If you're a fan (like me) of this era's music and the era itself, you'll like this book. Willis' style is sometimes pithy, yet intelligent, not fawning but rightfully critical. It's written by a fan of the music, and having these pieces together in one book makes this something worthwhile purchasing.

21 of 23 people found the following review helpful.
A much needed antidote
By Booker T.
This book gives a good "you are there" perspective on the phenomenon of Dylan, the Beatles, Stones, the folk scene, the Velvets, Creedence, Woodstock, regional scenes, and the nascent women's music/women in rock scene.
A few random thoughts (and to be honest, I'm a few chapters short of being done with this book):

Willis doesn't offhandedly mention dancing to music - she actually did it, and used it as a critical benchmark.
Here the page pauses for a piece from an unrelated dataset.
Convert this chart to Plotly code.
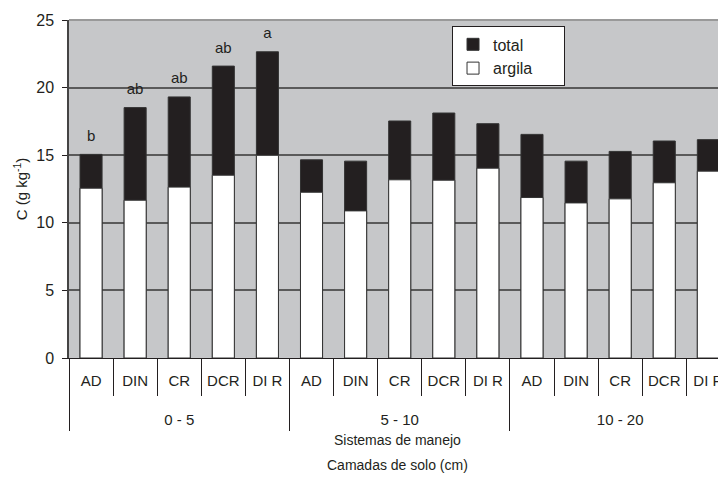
import plotly.graph_objects as go

camadas_nomes = ["0 - 5", "5 - 10", "10 - 20"]
sistemas_nomes = ["AD", "DIN", "CR", "DCR", "DI R"]
camadas = [c for c in camadas_nomes for _ in sistemas_nomes]
sistemas = sistemas_nomes * len(camadas_nomes)
total = [15.06, 18.52, 19.31, 21.59, 22.65,
         14.66, 14.56, 17.53, 18.12, 17.33,
         16.54, 14.56, 15.28, 16.05, 16.15]
argila = [12.56, 11.67, 12.64, 13.52, 14.99,
          12.26, 10.88, 13.18, 13.15, 14.04,
          11.87, 11.47, 11.77, 12.96, 13.82]
letras = ["b", "ab", "ab", "ab", "a"] + [""] * 10

n = len(sistemas)
g = len(sistemas_nomes)
pos = list(range(n))
font = "Liberation Sans, Arial, sans-serif"
dark = "#231f20"
nb = "\u00a0"

fig = go.Figure()
fig.add_trace(go.Bar(x=pos, y=total, name="total" + nb * 6, width=0.5,
                     marker=dict(color=dark, line=dict(color="#333333", width=1))))
fig.add_trace(go.Bar(x=pos, y=argila, name="argila" + nb * 6, width=0.5,
                     marker=dict(color="white", line=dict(color="#333333", width=1))))
fig.add_trace(go.Scatter(x=pos, y=total, mode="markers+text", text=letras,
                         textposition="top center", showlegend=False,
                         marker=dict(size=14, color="rgba(0,0,0,0)"),
                         textfont=dict(size=15, color=dark, family=font),
                         hoverinfo="skip"))
# invisible trace to activate the second x axis (group labels)
fig.add_trace(go.Scatter(x=pos, y=[None] * n, xaxis="x2", showlegend=False,
                         hoverinfo="skip", mode="markers"))

xr = [-0.5, n - 0.6]
fig.update_layout(
    width=718, height=475,
    barmode="overlay",
    paper_bgcolor="white",
    plot_bgcolor="#c6c7c9",
    margin=dict(l=61, r=0, t=12, b=125),
    font=dict(family=font, size=15, color=dark),
    showlegend=True,
    legend=dict(x=0.583, y=0.981, xanchor="left", yanchor="top",
                bgcolor="white", bordercolor=dark, borderwidth=1,
                font=dict(size=16), itemwidth=30),
    xaxis=dict(range=xr, tickmode="array", tickvals=pos, ticktext=sistemas,
               ticks="", showline=True, linecolor=dark, linewidth=1,
               tickfont=dict(size=15), ticklabelstandoff=9,
               minor=dict(tickmode="linear", tick0=-0.5, dtick=1, ticks="outside",
                          ticklen=37, tickcolor=dark, tickwidth=1, showgrid=False),
               showgrid=False, zeroline=False, automargin=False),
    xaxis2=dict(range=xr, overlaying="x", side="bottom", anchor="y",
                tickmode="array",
                tickvals=[i * g + (g - 1) / 2 for i in range(len(camadas_nomes))],
                ticktext=camadas_nomes, ticks="", showline=False,
                tickfont=dict(size=15), ticklabelstandoff=51,
                minor=dict(tickmode="linear", tick0=-0.5, dtick=g, ticks="outside",
                           ticklen=72, tickcolor=dark, tickwidth=1, showgrid=False),
                showgrid=False, zeroline=False, automargin=False),
    yaxis=dict(range=[0, 25], dtick=5, showgrid=True, gridcolor="#5a5a5a", gridwidth=1.5,
               showline=True, linecolor="#444444", linewidth=1.5,
               ticks="outside", ticklen=5, tickcolor=dark,
               tickfont=dict(size=16), ticklabelstandoff=5,
               title=dict(text="C (g kg<sup>-1</sup>)", font=dict(size=15), standoff=5),
               zeroline=False, automargin=False),
    annotations=[
        dict(text="Sistemas de manejo", xref="paper", yref="paper", x=0.5, y=-82 / 338,
             xanchor="center", yanchor="middle", showarrow=False,
             font=dict(size=14)),
        dict(text="Camadas de solo (cm)", xref="paper", yref="paper", x=0.5, y=-107 / 338,
             xanchor="center", yanchor="middle", showarrow=False,
             font=dict(size=14)),
    ],
)
fig.add_shape(type="line", xref="paper", yref="paper", x0=0, x1=1, y0=1, y1=1,
              line=dict(color="#999999", width=2))
fig.write_html("out.html")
She also has very little use for technical prowess. Too much of it gets in the way of good rock music.

Pre-"classic" rock acts like Elvis and the Everly Bros. aren't square in Willis's eyes.

As far as I can tell, Willis omits mention of the Beach Boys (what, no Pet Sounds!) and Led Zeppelin, which is interesting from my more "Generation X" experience. The former may simply not have interested her, what with her political bent as a writer, and as for the latter she would not have been the only contemporary critic who couldn't stand the Zep.

Willis's dissection of the "acceptable" roles of women in music is fascinating. She also describes the gradual adoption of rock by educated bohemians and political types as well as anyone.

5 of 6 people found the following review helpful.
It's hard for pop criticism to be classic criticism
By B. Mount
Forty or more years after Willis wrote the best of the pieces, time exposes what was adolescent, of the moment, overly hyped. She avoids those traps and transcends them 80 percent of the time, which why I give this collection of often startingly perceptive analysis of Dylan, his contemporaries and his followers 80 percent of perfect. Even when you roll your eyes at some misplaced enthusiasm -- as I imagine Willis would have too in later years -- you're reminded how much passion the music of that era could evoke.